By Mae G. Banner
Myth and Image in the Dance of Isadora Duncan
Skidmore College, Oct. 2
Jeanne Bresciani does Isadora Duncan’s dances as if she were born to them. As she presses her fists into the floor in Revolutionary Etude or summons her wild Maenads in the Ode to Dionysius, Bresciani could be channeling the priestess of modern dance.
Bresciani, with degrees in dance, art history, and something called “movement analysis and imaginal psychotherapy,” has devoted her life to studying and reconstructing Isadora’s early 20th-century dances and teaching them to new generations of dancers. Based at the Isadora Duncan International Institute in High Falls, N.Y., she also teaches and performs at New York University and the Harkness Dance Center of the 92nd Street Y in Manhattan, where her students range from 3-year-olds to retirees.
In concert last Thursday with faculty and students from Skidmore College, she performed dances to music of Schubert and Scriabin, choreographed by Duncan from 1905 to the 1920s. Bresciani has reconstructed them partly from archival photographs and writings, but mainly from the living memory of Isadora’s pupils, who became Bresciani’s teachers.
The work, daring in its day, seems simple now, all barefoot skips and little runs. But, there is depth in this simplicity. Today’s dancers, speedy and well-toned, are prepared to hurtle through intricate sets of steps. To perform Isadora’s works, they have to scale back, take a visible, audible breath, listen to the music, and then respond, as if hearing it for the first time. They have to recover their childhood innocence.

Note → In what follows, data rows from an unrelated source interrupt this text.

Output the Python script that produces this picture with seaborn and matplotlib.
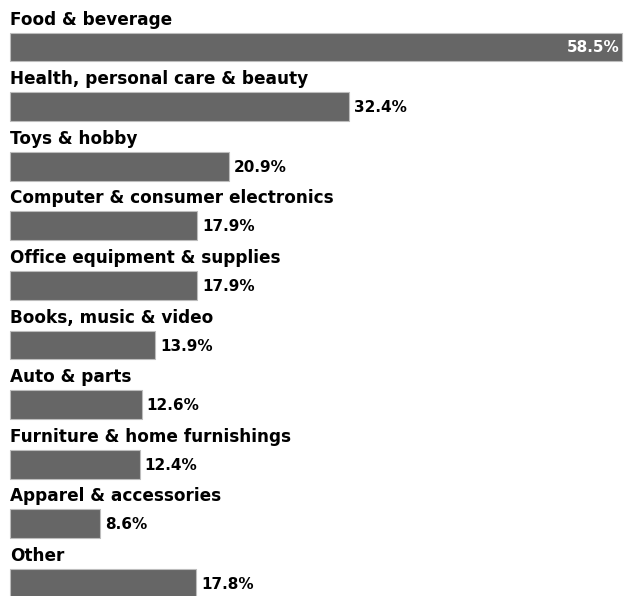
import matplotlib
matplotlib.use("Agg")
import matplotlib.pyplot as plt
import seaborn as sns
import pandas as pd

categories = ["Food & beverage", "Health, personal care & beauty", "Toys & hobby",
              "Computer & consumer electronics", "Office equipment & supplies",
              "Books, music & video", "Auto & parts", "Furniture & home furnishings",
              "Apparel & accessories", "Other"]
values = [58.5, 32.4, 20.9, 17.9, 17.9, 13.9, 12.6, 12.4, 8.6, 17.8]

df = pd.DataFrame({"category": categories, "value": values})

sns.set_theme(style="white")
plt.rcParams['font.family'] = ['DejaVu Sans']

W, H = 626, 596
fig = plt.figure(figsize=(W / 100, H / 100), dpi=100)
ax = fig.add_axes([0, 0, 1, 1])

bar_h = 0.48
sns.barplot(data=df, y="category", x="value", orient="h", color="#666666",
            saturation=1, width=bar_h, edgecolor="#bdbdbd", linewidth=0.8, ax=ax)

k = 612 / 58.5  # px per unit
ax.set_xlim(-10 / k, (W - 10) / k)
step = 59.6
ax.set_ylim((H - 47) / step, -47 / step)
ax.axis("off")

for i, (c, v) in enumerate(zip(categories, values)):
    ax.text(0, i - bar_h / 2 - 0.07, c, ha="left", va="bottom",
            fontsize=12.2, fontweight="heavy", color="black")
    label = f"{v:.1f}%"
    if i == 0:
        ax.text(v - 0.25, i, label, ha="right", va="center", fontsize=11,
                fontweight="heavy", color="white")
    else:
        ax.text(v + 0.45, i + 0.02, label, ha="left", va="center", fontsize=11,
                fontweight="heavy", color="black")

fig.savefig("out.png", dpi=100)
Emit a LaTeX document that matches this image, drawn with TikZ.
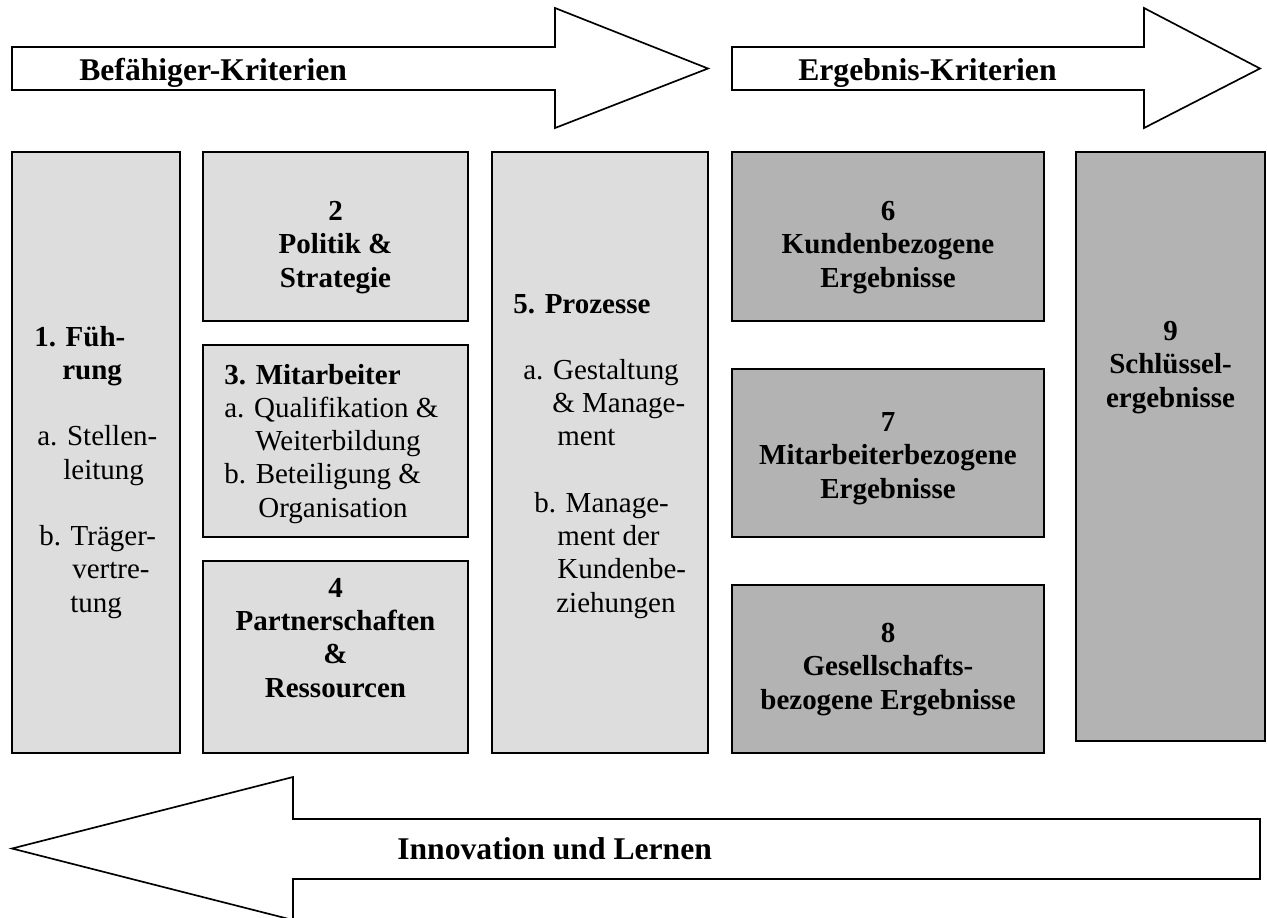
\documentclass[tikz,border=0pt]{standalone}
\usepackage{fontspec}
\setmainfont{Liberation Serif}
\usepackage{tikz}
\usetikzlibrary{positioning}
\usepackage{xcolor}
\definecolor{enablergrey}{RGB}{221,221,221}
\definecolor{resultgrey}{RGB}{179,179,179}

\begin{document}
\begin{tikzpicture}[
    x=0.02cm, y=-0.02cm,
    lightbox/.style={rectangle, draw, line width=1.1pt, fill=enablergrey, inner sep=0pt},
    darkbox/.style={lightbox, fill=resultgrey},
    bigarrow/.style={draw, line width=0.95pt, fill=white, line join=miter},
    arrowtext/.style={font=\bfseries\fontsize{18}{22}\selectfont, inner sep=0pt, anchor=base west},
    itemtext/.style={font=\fontsize{16.5}{18.9}\selectfont, inner sep=0pt, align=left, anchor=base west},
    headtext/.style={font=\bfseries\fontsize{16.5}{18.9}\selectfont, inner sep=0pt, align=center, anchor=base}
]
\useasboundingbox (0,0) rectangle (1267,917);

% Top arrows
\draw[bigarrow] (12,47) -- (555,47) -- (555,8) -- (708,68.5) -- (555,128) -- (555,90) -- (12,90) -- cycle;
\draw[bigarrow] (732,47) -- (1144,47) -- (1144,8) -- (1260,68.5) -- (1144,128) -- (1144,90) -- (732,90) -- cycle;
\node[arrowtext] (befaehiger) at (79,80) {Befähiger-Kriterien};
\node[arrowtext] (ergebnis) at (798,80) {Ergebnis-Kriterien};

% Enabler boxes
\node[lightbox, minimum width=3.36cm, minimum height=12.02cm] (fuehrung) at (96,452.5) {};
\node[lightbox, minimum width=5.30cm, minimum height=3.38cm] (politik) at (335.5,236.5) {};
\node[lightbox, minimum width=5.30cm, minimum height=3.84cm] (mitarb) at (335.5,441) {};
\node[lightbox, minimum width=5.30cm, minimum height=3.84cm] (partner) at (335.5,657) {};
\node[lightbox, minimum width=4.32cm, minimum height=12.02cm] (prozesse) at (600,452.5) {};

% Result boxes
\node[darkbox, minimum width=6.24cm, minimum height=3.38cm] (kunden) at (888,236.5) {};
\node[darkbox, minimum width=6.24cm, minimum height=3.36cm] (mitergeb) at (888,453) {};
\node[darkbox, minimum width=6.24cm, minimum height=3.36cm] (gesell) at (888,669) {};
\node[darkbox, minimum width=3.78cm, minimum height=11.78cm] (schluessel) at (1170.5,446.5) {};

% Box texts (placed at the baseline of their last line)
\node[itemtext] (fuehrungtxt) at (34,612) {\textbf{1. Füh-}\\
  \hspace*{0.56cm}\textbf{rung}\\[18.9pt]
  \hspace*{0.06cm}a. Stellen-\\
  \hspace*{0.58cm}leitung\\[18.9pt]
  \hspace*{0.10cm}b. Träger-\\
  \hspace*{0.76cm}vertre-\\
  \hspace*{0.72cm}tung};
\node[headtext] (politiktxt) at (335.5,287) {2\\Politik \&\\Strategie};
\node[itemtext] (mitarbtxt) at (224,517) {\textbf{3. Mitarbeiter}\\
  a. Qualifikation \&\\
  \hspace*{0.62cm}Weiterbildung\\
  b. Beteiligung \&\\
  \hspace*{0.68cm}Organisation};
\node[headtext] (partnertxt) at (335.5,697) {4\\Partnerschaften\\\&\\Ressourcen};
\node[itemtext] (prozessetxt) at (513,612) {\textbf{5. Prozesse}\\[18.9pt]
  \hspace*{0.20cm}a. Gestaltung\\
  \hspace*{0.78cm}\& Manage-\\
  \hspace*{0.88cm}ment\\[18.9pt]
  \hspace*{0.42cm}b. Manage-\\
  \hspace*{0.88cm}ment der\\
  \hspace*{0.88cm}Kundenbe-\\
  \hspace*{0.86cm}ziehungen};
\node[headtext] (kundentxt) at (888,287) {6\\Kundenbezogene\\Ergebnisse};
\node[headtext] (mitergebtxt) at (888,498) {7\\Mitarbeiterbezogene\\Ergebnisse};
\node[headtext] (geselltxt) at (888,709) {8\\Gesellschafts-\\bezogene Ergebnisse};
\node[headtext] (schluesseltxt) at (1170.5,407) {9\\Schlüssel-\\ergebnisse};

% Bottom arrow
\draw[bigarrow] (1260,819) -- (293,819) -- (293,777) -- (12,848.5) -- (293,920) -- (293,879) -- (1260,879) -- cycle;
\node[arrowtext] (innovation) at (397,859.5) {Innovation und Lernen};

\end{tikzpicture}
\end{document}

Seeing a Bresciani concert is a transformative experience that returns audiences to that age of innocence. Children recognize instantly the spirit of the light and playful airs from Schubert because the jumps and prances and the maypole circles echo their own play on some grassy hill on a summer afternoon.
Sasha Lehrer captured Duncan’s purity of spirit in the Ball Dance. She flew across the stage, legs kicking upward behind her, hands fluttering, her brief silken toga floating around her with every step. She was a Grecian princess tossing her golden ball.
In a more tender mood, Marissa Carr danced Lullabye, a contained, focused work in which she places a swaddled bundle on the ground and dances to it attentively, then gently picks it up and exits.
We saw The Three Graces, who looked very like the statues at Yaddo, and two amusing duets in which the taller woman played the satyr and the shorter one the flirtatious nymph. The set of 14 brief dances built to a magical climax: Under the Scarf, a full-ensemble work in which four dancers lift two wide blue silk scarves that seemed suspended in mid-air, like curving canopies, as pair after pair of dancers passed under them.
Bresciani’s solos to two Scriabin etudes were weighty and powerful, miles away from Schubert’s sunlit gardens. Dressed in a blood-red toga, she strode forward boldly, her arms raised as if to do battle. These arms, and sometimes her whole body, became arrows shooting forward at an angle. Her mouth formed a silent shout; her weighted legs sank to the ground as she pressed her fists downward with all her strength.
These dances, made in Russia, where Duncan opened a school in 1921, are anything but delicate. In their forceful gestures, I could see a source of the modern dance that was soon to follow.
The concert ended with two fairly complex works on Greek themes, Ode to Dionysius and Ode to Artemis, set to the final movements of Schubert’s C Major Symphony. Here, Bresciani was the priestess, leading her followers. Dancing for Dionysius, they surged onstage in a frenzy, stamping their feet and bending forward. They jumped and their arms flew upward as if spirits has ignited them.
For Artemis, goddess of the hunt, the nine dancers streaked, one by one, across the darkened stage, then held hands in a V-shaped formation, like a team of ponies pulling a chariot. Running, prancing or leaping, they were, by turns, woodland creatures, archers, hounds, and, at last, free women dashing across the stage in complete abandon.